A morte do mito, a morte da fé; o que isso trouxe em mim senão um luto sufocado? Um luto reprimido e mal sentido? Freud já postulou que " As emoções não expressadas jamais morrem. Elas são enterradas vivas e voltarão mais tarde, mais feias." Percebo isso com mais clareza hoje. Uma identidade de 20 anos morreu, isto é fato! Ainda hoje tento sepultá-la, mas ela ainda está viva de outras formas.
"E quem eu sou agora?" Me pergunto hoje. "Um cínico!" Respondo a mim mesmo. O cinismo surgiu do total desprezo dos filósofos pelos bens materiais; a eles interessava pregar com a moral sua forma de pensar. Mas o meu cinismo não despreza os bens materiais: ele despreza a suposta verdade! Qualquer afirmação que digam: "Vejam, eu achei a verdade, ela está aqui!" Eu direi: "Olha só querido... não querendo estragar seu entusiasmo, mas..." E lá vou eu jogar baldes de água fria, pontuando outras visões contraditórias dessa suposta verdade.

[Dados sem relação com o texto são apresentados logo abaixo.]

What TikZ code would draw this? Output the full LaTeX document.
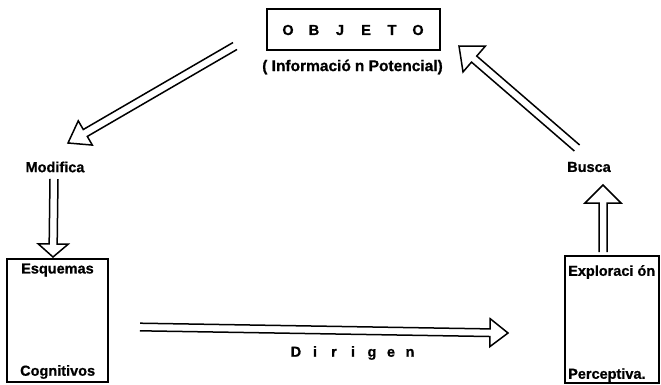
\documentclass[tikz,border=0pt]{standalone}
\usepackage{fontspec}
\setmainfont{Liberation Sans}[BoldFeatures={FakeBold=0.8}]
\usetikzlibrary{calc}
\tikzset{
  lbl/.style={font=\bfseries\fontsize{14.5}{16}\selectfont, inner sep=0pt},
  box/.style={draw, line width=1.8pt, inner sep=0pt},
  harrow/.style={draw, line width=1.5pt, line join=miter},
}
\newcommand\hollowarrow[5]{% tail, tip, shaft half width, head half width, head length
  \coordinate (hb) at ($(#2)!#5!(#1)$);
  \draw[harrow] ($(#1)!#3!90:(#2)$) -- ($(hb)!#3!90:(#2)$) -- ($(hb)!#4!90:(#2)$)
    -- (#2) -- ($(hb)!#4!-90:(#2)$) -- ($(hb)!#3!-90:(#2)$) -- ($(#1)!#3!-90:(#2)$);
}
\newcommand\lsp[2]{\makebox[#1]{#2}}
\begin{document}
\begin{tikzpicture}[x=1pt,y=-1pt]
\useasboundingbox (0,0) rectangle (661,384);
% top object box
\node[box, minimum width=173pt, minimum height=41pt] (obj) at (353.5,29.5) {};
\node[lbl] (objt) at (353,30) {\lsp{26pt}{O}\lsp{26pt}{B}\lsp{26pt}{J}\lsp{26pt}{E}\lsp{26pt}{T}\lsp{26pt}{O}};
\node[lbl, font=\bfseries\fontsize{15.5}{17}\selectfont] (info) at (352.5,67) {( Informació\kern4pt n Potencial)};
% left box
\node[box, minimum width=101pt, minimum height=123pt] (esq) at (57.5,320.5) {};
\node[lbl, anchor=west] (esq1) at (21,270) {Esquemas};
\node[lbl, anchor=west] (esq2) at (20,372) {Cognitivos};
% right box
\node[box, minimum width=94pt, minimum height=127pt] (exp) at (612,319.5) {};
\node[lbl, anchor=west] (exp1) at (568,272) {Exploraci\kern4pt ón};
\node[lbl, anchor=west] (exp2) at (568,375) {Perceptiva.};
% labels
\node[lbl] (mod) at (55,167) {Modifica};
\node[lbl] (bus) at (589,167) {Busca};
\node[lbl] (dir) at (353,353) {\lsp{19pt}{D}\lsp{19pt}{i}\lsp{19pt}{r}\lsp{19pt}{i}\lsp{19pt}{g}\lsp{19pt}{e}\lsp{19pt}{n}};
% arrows
\coordinate (a1t) at (235,46);  \coordinate (a1h) at (68,143);
\hollowarrow{a1t}{a1h}{4pt}{14pt}{20pt}
\coordinate (a2t) at (54,179);  \coordinate (a2h) at (53,257);
\hollowarrow{a2t}{a2h}{4pt}{15pt}{13pt}
\coordinate (a3t) at (140,327); \coordinate (a3h) at (508,333);
\hollowarrow{a3t}{a3h}{3.8pt}{14pt}{18pt}
\coordinate (a4t) at (603,252); \coordinate (a4h) at (603,185);
\hollowarrow{a4t}{a4h}{4pt}{18pt}{18pt}
\coordinate (a5t) at (577,148); \coordinate (a5h) at (459,46);
\hollowarrow{a5t}{a5h}{4pt}{17pt}{20pt}
\end{tikzpicture}
\end{document}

Este é o meu cinismo: o desprezo pela verdade! A constatação de que boa parte do que afirmamos ser verdade, é apenas interpretação do olhar humano e restrição nesse pressuposto. "Que cara mais mau humorado...", critico a mim mesmo; e complemento: "Deixe as pessoas seguirem seu caminho provisório, deixe elas formarem sínteses sobre o que precisam; seja despretensioso! Não seja um destruidor de convicções, deixe elas mesmas destruírem se e quando quiserem."
Então perdoem-me, senhores! Perdoem-me pelo relativismo selvagem e pelo cinismo à verdade. Quem vos fala é um guerrilheiro bruto que precisa relaxar diante de tantas verdades e nenhuma certeza.